4.5 『常温核融合の発見―固体-核物理学の展開と 21 世紀のエネルギー問題』 1997,

4.6  Discovery of the Cold Fusion Phenomenon - Development of Solid Stat - Nuclear Physics and Energy Crisis in the 21st Century 1998.

 

5.訳書(教育活動)

5.1 ランダウ、ルーメル 『相対性理論とは何か』 1988

5.2 ギビリスコ 『図説アインシュタインの相対性理論』 1989

5.3 ギビリスコ 『奇妙な世界―論理と物理のパラドックス』 1990

5.4 ギビリスコ 『図説レーザー』 1991

5.5 ドゥルカレフ 『量子力学』 1990

5.6 「やさしい物理学」シリーズ 1 - 45、 雑誌『Basic 数学』 (1990 〜 1998)

 

6.学術論文(研究活動)

100 編

 

7.その他(教育、啓蒙活動、合気道部部長 1983 〜、センター試験出題委員)

随想など十数編 『物理学会誌』、『静大だより』、『静岡大学学報』等

 

8.「常温核融合」研究の発端

「常温核融合」現象を詳しくはご存知ない方のために、概略をビデオでごらん頂きます。NHK、「常温核融合フィーバー」1993. 2. 3、ABC News, 1997. 6. 11

 

9.常温核融合現象の研究の現状(著書 4.5, 4.6 を中心に)

当初、フィーバーと呼ばれた段階での中心問題は、2個の重陽子の融合反応が電気分解の実験条件下にある常温の固体中で起こるか、起こらないか、であった。

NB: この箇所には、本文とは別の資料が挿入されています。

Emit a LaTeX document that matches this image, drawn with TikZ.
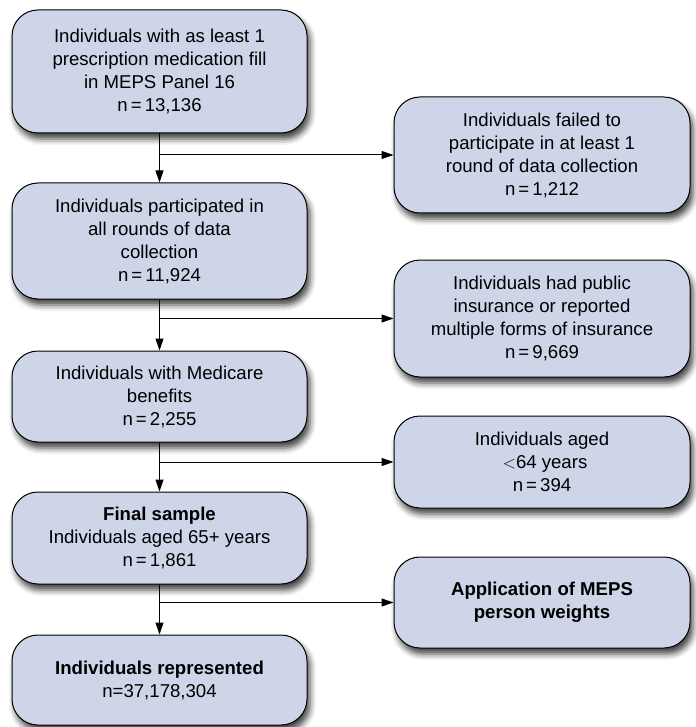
\documentclass[tikz,border=0pt]{standalone}
\usepackage{fontspec}
\setmainfont{Liberation Sans}
\usetikzlibrary{arrows.meta,shadows.blur}
\definecolor{boxfill}{RGB}{206,213,233}
\tikzset{
  flowbox/.style={draw=black, line width=1pt, fill=boxfill, rounded corners=26pt,
    minimum width=295pt, align=center, inner sep=0pt,
    font=\fontsize{18.6}{23}\selectfont,
    blur shadow={shadow xshift=3pt, shadow yshift=-6pt, shadow blur radius=6pt, shadow opacity=75}},
  arr/.style={draw=black, line width=1pt, -{Triangle[length=12pt,width=8pt]}},
  seg/.style={draw=black, line width=1pt}
}
\begin{document}
\begin{tikzpicture}[x=1pt,y=-1pt]
\useasboundingbox (0,0) rectangle (695,727);
\node[flowbox, minimum height=123pt] (b1) at (159.5,71.5) {Individuals with as least 1\\prescription medication fill\\in MEPS Panel 16\\n\,=\,13,136};
\node[flowbox, minimum height=116pt] (b2) at (159.5,241) {Individuals participated in\\all rounds of data\\collection\\n\,=\,11,924};
\node[flowbox, minimum height=91pt] (b3) at (159.5,396.5) {Individuals with Medicare\\benefits\\n\,=\,2,255};
\node[flowbox, minimum height=92pt] (b4) at (159.5,538) {\textbf{Final sample}\\Individuals aged 65+ years\\n\,=\,1,861};
\node[flowbox, minimum height=90pt] (b5) at (159.5,680) {\textbf{Individuals represented}\\n=37,178,304};
\node[flowbox, minimum width=296pt, minimum height=116pt] (r1) at (542,155) {Individuals failed to\\participate in at least 1\\round of data collection\\n\,=\,1,212};
\node[flowbox, minimum width=296pt, minimum height=117pt] (r2) at (542,318.5) {Individuals had public\\insurance or reported\\multiple forms of insurance\\n\,=\,9,669};
\node[flowbox, minimum width=296pt, minimum height=92pt] (r3) at (542,462) {Individuals aged\\\,\,$<$64 years\\n\,=\,394};
\node[flowbox, minimum width=296pt, minimum height=91pt] (r4) at (542,602.5) {\textbf{Application of MEPS}\\\textbf{person weights}};
\draw[arr] (b1.south) -- (b2.north);
\draw[arr] (b2.south) -- (b3.north);
\draw[arr] (b3.south) -- (b4.north);
\draw[arr] (b4.south) -- (b5.north);
\draw[arr] (b1.south |- r1.west) -- (r1.west);
\draw[arr] (b2.south |- r2.west) -- (r2.west);
\draw[arr] (b3.south |- r3.west) -- (r3.west);
\draw[arr] (b4.south |- r4.west) -- (r4.west);
\end{tikzpicture}
\end{document}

現在、重水素系と軽水素系で過剰熱から核変換までの諸事象が観測されている。

これらを説明する私の TNCF モデルとその物理的基礎付けを紹介し、謎解きを楽しんで頂きます。定性的再現性、中性子親和力、局所的コヒーレンス、中性子クーパー対。

原子の「長岡モデル」と「ボ−ア・モデル」

 

付言

科学の歴史は、trail and error の歴史であると言っても間違いではないだろう。

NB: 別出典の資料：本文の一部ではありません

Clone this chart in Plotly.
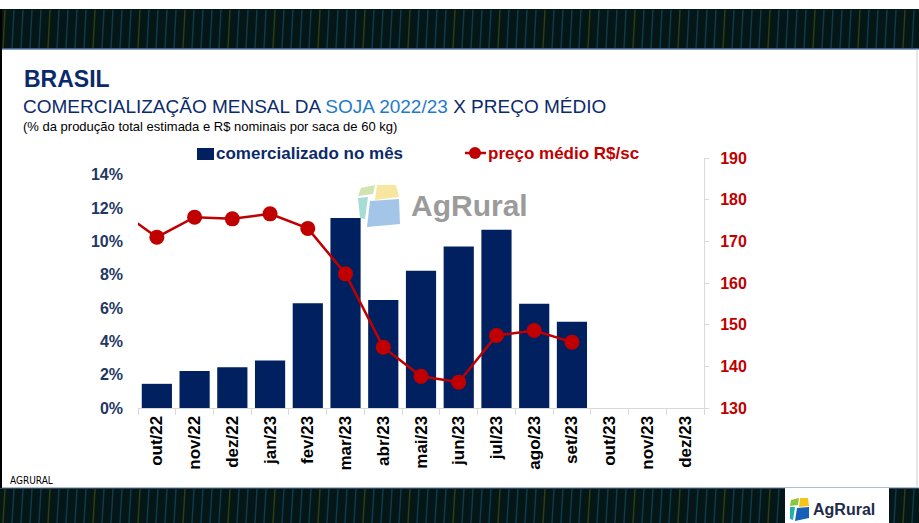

偉大な科学者の教科書的な成功例だけを見るのではなく、その失敗例{*}も忘れてはならない。失敗しないのは何もしない人間だけであり、失敗自体は決して恥でないことが理解できる。また、生まれたての赤ちゃんの将来は誰にも予測できない。

自然科学が自然を対象とした実証科学であること、どこにでも「アマゾン型」の研究の可能性があることを忘れてはいけない。そこでの事実に立脚し、感性によって把握された概念を、数学的に構築したのが物質科学である

現象を実証できる場に教育・研究体制をつくることがアカデミズムを育てる。

新しい現象に着目し、その再現困難性を含めて複雑系の物理学を志向するならば、新しい視点が可能となる。

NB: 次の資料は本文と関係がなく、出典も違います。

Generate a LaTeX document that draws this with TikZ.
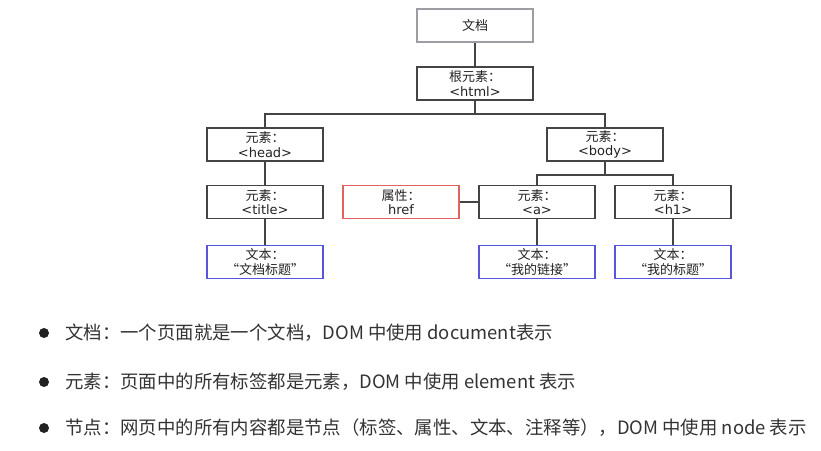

人類は、物理学を基礎とし、数学を道具として用いる自然科学を使いこなす必要がある。

{*}Examples

J.J. Thomson, Discovery of electron as a particle, Thomson's atomic model*,

N. Bohr, Bohr's model of hydrogen atom, Energy non-conservation in beta-decay*,

A. Einstein, Special theory of relativity, Interpretation of Quantum mechanics*,

E. Fermi, Nuclear reaction by slow neutron, Creation of transuranium elements*.